What this task involves:
Will you write out the data exactly, excluding every picture?

Source data:
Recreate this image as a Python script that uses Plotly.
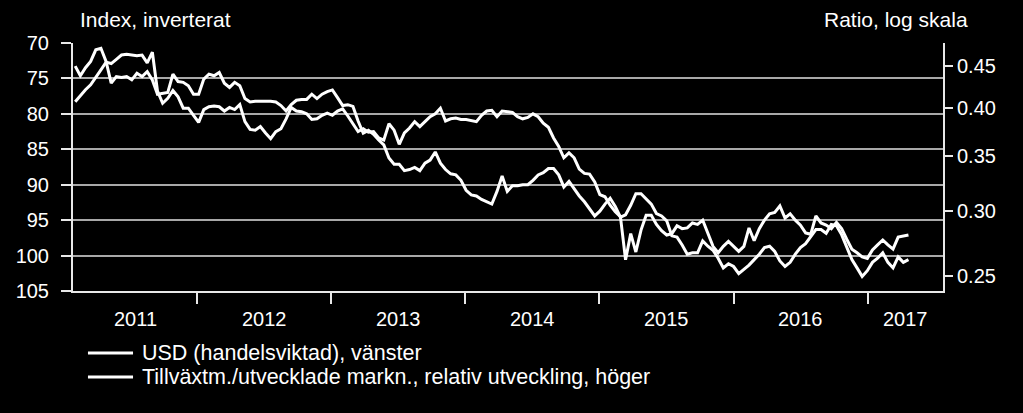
import math
import pandas as pd
import plotly.graph_objects as go

# ---- data (bi-weekly readings) ----
dates = pd.date_range("2011-02-04", periods=163, freq="14D")

usd = [78.3, 77.4, 76.6, 75.9, 74.9, 73.8, 72.7, 72.9, 72.3, 71.7,
       71.6, 71.7, 71.8, 71.7, 72.8, 71.3, 76.8, 78.5, 77.8, 76.7,
       77.6, 79.2, 79.2, 80.2, 81.2, 79.4, 79.0, 78.9, 79.0, 79.6,
       79.1, 79.4, 78.7, 81.1, 82.2, 82.3, 81.8, 82.7, 83.5, 82.5,
       82.1, 80.7, 79.1, 79.6, 79.7, 80.0, 80.8, 80.7, 80.2, 79.9,
       80.2, 79.6, 79.3, 80.3, 81.4, 82.5, 82.1, 82.6, 82.5, 83.4,
       83.7, 81.4, 82.3, 84.3, 82.7, 82.0, 81.1, 81.8, 81.1, 80.4,
       80.0, 79.2, 81.0, 80.7, 80.6, 80.8, 80.8, 81.0, 81.1, 80.2,
       79.6, 79.5, 80.4, 79.6, 79.7, 79.8, 80.4, 80.7, 80.5, 80.0,
       80.4, 81.3, 81.9, 83.4, 84.6, 86.2, 85.5, 86.2, 87.8, 88.4,
       88.5, 89.6, 91.4, 91.7, 92.9, 93.8, 94.5, 100.6, 96.9, 99.5,
       96.4, 94.3, 94.3, 95.6, 96.5, 97.1, 96.9, 95.8, 96.2, 96.1,
       95.4, 95.6, 95.0, 97.0, 98.7, 99.6, 98.7, 98.0, 98.7, 99.4,
       98.7, 96.1, 97.9, 96.2, 95.0, 94.1, 93.9, 93.0, 94.7, 94.1,
       95.0, 95.7, 96.8, 97.0, 94.4, 95.4, 95.7, 96.2, 95.3, 96.2,
       97.7, 99.1, 99.6, 100.2, 100.4, 99.2, 98.5, 97.8, 98.5, 99.1,
       97.4, 97.3, 97.1]

em_rel = [0.450, 0.438, 0.448, 0.456, 0.471, 0.473, 0.456, 0.429, 0.437, 0.436,
          0.437, 0.433, 0.441, 0.437, 0.443, 0.433, 0.416, 0.417, 0.418, 0.440,
          0.431, 0.430, 0.426, 0.416, 0.416, 0.434, 0.440, 0.438, 0.442, 0.429,
          0.424, 0.430, 0.426, 0.411, 0.407, 0.408, 0.408, 0.408, 0.408, 0.407,
          0.403, 0.397, 0.404, 0.409, 0.410, 0.410, 0.416, 0.411, 0.416, 0.419,
          0.421, 0.412, 0.403, 0.404, 0.402, 0.386, 0.373, 0.376, 0.372, 0.366,
          0.361, 0.348, 0.342, 0.342, 0.336, 0.337, 0.339, 0.336, 0.343, 0.346,
          0.354, 0.343, 0.337, 0.333, 0.332, 0.327, 0.318, 0.314, 0.313, 0.310,
          0.308, 0.306, 0.317, 0.331, 0.317, 0.322, 0.322, 0.323, 0.323, 0.327,
          0.332, 0.334, 0.338, 0.338, 0.332, 0.321, 0.326, 0.319, 0.313, 0.308,
          0.302, 0.296, 0.300, 0.306, 0.311, 0.304, 0.295, 0.297, 0.305, 0.315,
          0.315, 0.310, 0.306, 0.298, 0.296, 0.292, 0.280, 0.279, 0.273, 0.266,
          0.267, 0.267, 0.276, 0.272, 0.269, 0.263, 0.256, 0.259, 0.257, 0.252,
          0.255, 0.258, 0.262, 0.266, 0.271, 0.272, 0.268, 0.261, 0.257, 0.260,
          0.266, 0.271, 0.274, 0.279, 0.285, 0.285, 0.282, 0.289, 0.288, 0.281,
          0.271, 0.262, 0.256, 0.250, 0.254, 0.260, 0.263, 0.267, 0.260, 0.256,
          0.264, 0.260, 0.262]

series_names = ["USD (handelsviktad), vänster",
                "Tillväxtm./utvecklade markn., relativ utveckling, höger"]

left_ticks = [70, 75, 80, 85, 90, 95, 100, 105]
right_ticks = [0.25, 0.30, 0.35, 0.40, 0.45]
right_ticktext = ["0.25", "0.30", "0.35", "0.40", "0.45"]
year_ticks = ["2012-01-01", "2013-01-01", "2014-01-01", "2015-01-01",
              "2016-01-01", "2017-01-01"]
year_labels = ["2011", "2012", "2013", "2014", "2015", "2016", "2017"]
year_label_pos = ["2011-07-17", "2012-07-02", "2013-07-02", "2014-07-02",
                  "2015-07-02", "2016-07-02", "2017-04-12"]
x_range = ["2011-01-29", "2017-07-24"]

FONT = "Liberation Sans, Arial, sans-serif"
WHITE = "#ffffff"
AXIS = "#e8e8e8"
NBSP = "\u00a0"

fig = go.Figure()
fig.add_trace(go.Scatter(x=dates, y=usd, name=series_names[0], mode="lines",
                         line=dict(color=WHITE, width=3), yaxis="y"))
fig.add_trace(go.Scatter(x=dates, y=em_rel, name=series_names[1], mode="lines",
                         line=dict(color=WHITE, width=3), yaxis="y2"))

annotations = []
for lab, pos in zip(year_labels, year_label_pos):
    annotations.append(dict(x=pos, y=-0.113, xref="x", yref="paper", text=lab,
                            showarrow=False, xanchor="center", yanchor="middle",
                            font=dict(family=FONT, size=20, color=WHITE)))
annotations.append(dict(x=0.006, y=1.093, xref="paper", yref="paper",
                        text="Index, inverterat", showarrow=False,
                        xanchor="left", yanchor="middle",
                        font=dict(family=FONT, size=21, color=WHITE)))
annotations.append(dict(x=1.031, y=1.093, xref="paper", yref="paper",
                        text="Ratio, log skala", showarrow=False,
                        xanchor="right", yanchor="middle",
                        font=dict(family=FONT, size=21, color=WHITE)))

# legend drawn as key lines + text below the plot
legend_rows = [-0.250, -0.347]
shapes = []
for name, yrow in zip(series_names, legend_rows):
    shapes.append(dict(type="line", xref="paper", yref="paper",
                       x0=0.0172, x1=0.0690, y0=yrow, y1=yrow,
                       line=dict(color=WHITE, width=3)))
    annotations.append(dict(x=0.0770, y=yrow, xref="paper", yref="paper",
                            text=name, showarrow=False, xanchor="left",
                            yanchor="middle",
                            font=dict(family=FONT, size=21.5, color=WHITE)))

fig.update_layout(
    width=1023, height=413,
    margin=dict(l=73, r=80, t=43, b=122),
    paper_bgcolor="black", plot_bgcolor="black",
    font=dict(family=FONT, size=20, color=WHITE),
    showlegend=False,
    xaxis=dict(type="date", range=x_range, showgrid=False, zeroline=False,
               showline=True, linecolor=AXIS, linewidth=2,
               ticks="outside", tickvals=year_ticks, ticklen=11, tickwidth=2,
               tickcolor=AXIS, showticklabels=False),
    yaxis=dict(range=[105, 70], tickvals=left_ticks, ticks="outside", ticklen=10,
               tickwidth=2, tickcolor=AXIS, showline=True, linecolor=AXIS,
               linewidth=2, showgrid=True, gridcolor="#a8a8a8", gridwidth=2,
               zeroline=False, ticklabelstandoff=8,
               tickfont=dict(family=FONT, size=20, color=WHITE)),
    yaxis2=dict(type="log", overlaying="y", side="right",
                range=[math.log10(0.24), math.log10(0.48)],
                tickvals=right_ticks, ticktext=right_ticktext, ticks="outside",
                ticklen=8, tickwidth=2, tickcolor=AXIS, showline=True,
                linecolor=AXIS, linewidth=2, showgrid=False, zeroline=False,
                tickprefix=NBSP * 2,
                tickfont=dict(family=FONT, size=20, color=WHITE)),
    shapes=shapes,
    annotations=annotations,
)

fig.write_html("out.html")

Result for this task:
Recreate this image as a Python script that uses Plotly.
import math
import pandas as pd
import plotly.graph_objects as go

# ---- data (bi-weekly readings) ----
dates = pd.date_range("2011-02-04", periods=163, freq="14D")

usd = [78.3, 77.4, 76.6, 75.9, 74.9, 73.8, 72.7, 72.9, 72.3, 71.7,
       71.6, 71.7, 71.8, 71.7, 72.8, 71.3, 76.8, 78.5, 77.8, 76.7,
       77.6, 79.2, 79.2, 80.2, 81.2, 79.4, 79.0, 78.9, 79.0, 79.6,
       79.1, 79.4, 78.7, 81.1, 82.2, 82.3, 81.8, 82.7, 83.5, 82.5,
       82.1, 80.7, 79.1, 79.6, 79.7, 80.0, 80.8, 80.7, 80.2, 79.9,
       80.2, 79.6, 79.3, 80.3, 81.4, 82.5, 82.1, 82.6, 82.5, 83.4,
       83.7, 81.4, 82.3, 84.3, 82.7, 82.0, 81.1, 81.8, 81.1, 80.4,
       80.0, 79.2, 81.0, 80.7, 80.6, 80.8, 80.8, 81.0, 81.1, 80.2,
       79.6, 79.5, 80.4, 79.6, 79.7, 79.8, 80.4, 80.7, 80.5, 80.0,
       80.4, 81.3, 81.9, 83.4, 84.6, 86.2, 85.5, 86.2, 87.8, 88.4,
       88.5, 89.6, 91.4, 91.7, 92.9, 93.8, 94.5, 100.6, 96.9, 99.5,
       96.4, 94.3, 94.3, 95.6, 96.5, 97.1, 96.9, 95.8, 96.2, 96.1,
       95.4, 95.6, 95.0, 97.0, 98.7, 99.6, 98.7, 98.0, 98.7, 99.4,
       98.7, 96.1, 97.9, 96.2, 95.0, 94.1, 93.9, 93.0, 94.7, 94.1,
       95.0, 95.7, 96.8, 97.0, 94.4, 95.4, 95.7, 96.2, 95.3, 96.2,
       97.7, 99.1, 99.6, 100.2, 100.4, 99.2, 98.5, 97.8, 98.5, 99.1,
       97.4, 97.3, 97.1]

em_rel = [0.450, 0.438, 0.448, 0.456, 0.471, 0.473, 0.456, 0.429, 0.437, 0.436,
          0.437, 0.433, 0.441, 0.437, 0.443, 0.433, 0.416, 0.417, 0.418, 0.440,
          0.431, 0.430, 0.426, 0.416, 0.416, 0.434, 0.440, 0.438, 0.442, 0.429,
          0.424, 0.430, 0.426, 0.411, 0.407, 0.408, 0.408, 0.408, 0.408, 0.407,
          0.403, 0.397, 0.404, 0.409, 0.410, 0.410, 0.416, 0.411, 0.416, 0.419,
          0.421, 0.412, 0.403, 0.404, 0.402, 0.386, 0.373, 0.376, 0.372, 0.366,
          0.361, 0.348, 0.342, 0.342, 0.336, 0.337, 0.339, 0.336, 0.343, 0.346,
          0.354, 0.343, 0.337, 0.333, 0.332, 0.327, 0.318, 0.314, 0.313, 0.310,
          0.308, 0.306, 0.317, 0.331, 0.317, 0.322, 0.322, 0.323, 0.323, 0.327,
          0.332, 0.334, 0.338, 0.338, 0.332, 0.321, 0.326, 0.319, 0.313, 0.308,
          0.302, 0.296, 0.300, 0.306, 0.311, 0.304, 0.295, 0.297, 0.305, 0.315,
          0.315, 0.310, 0.306, 0.298, 0.296, 0.292, 0.280, 0.279, 0.273, 0.266,
          0.267, 0.267, 0.276, 0.272, 0.269, 0.263, 0.256, 0.259, 0.257, 0.252,
          0.255, 0.258, 0.262, 0.266, 0.271, 0.272, 0.268, 0.261, 0.257, 0.260,
          0.266, 0.271, 0.274, 0.279, 0.285, 0.285, 0.282, 0.289, 0.288, 0.281,
          0.271, 0.262, 0.256, 0.250, 0.254, 0.260, 0.263, 0.267, 0.260, 0.256,
          0.264, 0.260, 0.262]

series_names = ["USD (handelsviktad), vänster",
                "Tillväxtm./utvecklade markn., relativ utveckling, höger"]

left_ticks = [70, 75, 80, 85, 90, 95, 100, 105]
right_ticks = [0.25, 0.30, 0.35, 0.40, 0.45]
right_ticktext = ["0.25", "0.30", "0.35", "0.40", "0.45"]
year_ticks = ["2012-01-01", "2013-01-01", "2014-01-01", "2015-01-01",
              "2016-01-01", "2017-01-01"]
year_labels = ["2011", "2012", "2013", "2014", "2015", "2016", "2017"]
year_label_pos = ["2011-07-17", "2012-07-02", "2013-07-02", "2014-07-02",
                  "2015-07-02", "2016-07-02", "2017-04-12"]
x_range = ["2011-01-29", "2017-07-24"]

FONT = "Liberation Sans, Arial, sans-serif"
WHITE = "#ffffff"
AXIS = "#e8e8e8"
NBSP = "\u00a0"

fig = go.Figure()
fig.add_trace(go.Scatter(x=dates, y=usd, name=series_names[0], mode="lines",
                         line=dict(color=WHITE, width=3), yaxis="y"))
fig.add_trace(go.Scatter(x=dates, y=em_rel, name=series_names[1], mode="lines",
                         line=dict(color=WHITE, width=3), yaxis="y2"))

annotations = []
for lab, pos in zip(year_labels, year_label_pos):
    annotations.append(dict(x=pos, y=-0.113, xref="x", yref="paper", text=lab,
                            showarrow=False, xanchor="center", yanchor="middle",
                            font=dict(family=FONT, size=20, color=WHITE)))
annotations.append(dict(x=0.006, y=1.093, xref="paper", yref="paper",
                        text="Index, inverterat", showarrow=False,
                        xanchor="left", yanchor="middle",
                        font=dict(family=FONT, size=21, color=WHITE)))
annotations.append(dict(x=1.031, y=1.093, xref="paper", yref="paper",
                        text="Ratio, log skala", showarrow=False,
                        xanchor="right", yanchor="middle",
                        font=dict(family=FONT, size=21, color=WHITE)))

# legend drawn as key lines + text below the plot
legend_rows = [-0.250, -0.347]
shapes = []
for name, yrow in zip(series_names, legend_rows):
    shapes.append(dict(type="line", xref="paper", yref="paper",
                       x0=0.0172, x1=0.0690, y0=yrow, y1=yrow,
                       line=dict(color=WHITE, width=3)))
    annotations.append(dict(x=0.0770, y=yrow, xref="paper", yref="paper",
                            text=name, showarrow=False, xanchor="left",
                            yanchor="middle",
                            font=dict(family=FONT, size=21.5, color=WHITE)))

fig.update_layout(
    width=1023, height=413,
    margin=dict(l=73, r=80, t=43, b=122),
    paper_bgcolor="black", plot_bgcolor="black",
    font=dict(family=FONT, size=20, color=WHITE),
    showlegend=False,
    xaxis=dict(type="date", range=x_range, showgrid=False, zeroline=False,
               showline=True, linecolor=AXIS, linewidth=2,
               ticks="outside", tickvals=year_ticks, ticklen=11, tickwidth=2,
               tickcolor=AXIS, showticklabels=False),
    yaxis=dict(range=[105, 70], tickvals=left_ticks, ticks="outside", ticklen=10,
               tickwidth=2, tickcolor=AXIS, showline=True, linecolor=AXIS,
               linewidth=2, showgrid=True, gridcolor="#a8a8a8", gridwidth=2,
               zeroline=False, ticklabelstandoff=8,
               tickfont=dict(family=FONT, size=20, color=WHITE)),
    yaxis2=dict(type="log", overlaying="y", side="right",
                range=[math.log10(0.24), math.log10(0.48)],
                tickvals=right_ticks, ticktext=right_ticktext, ticks="outside",
                ticklen=8, tickwidth=2, tickcolor=AXIS, showline=True,
                linecolor=AXIS, linewidth=2, showgrid=False, zeroline=False,
                tickprefix=NBSP * 2,
                tickfont=dict(family=FONT, size=20, color=WHITE)),
    shapes=shapes,
    annotations=annotations,
)

fig.write_html("out.html")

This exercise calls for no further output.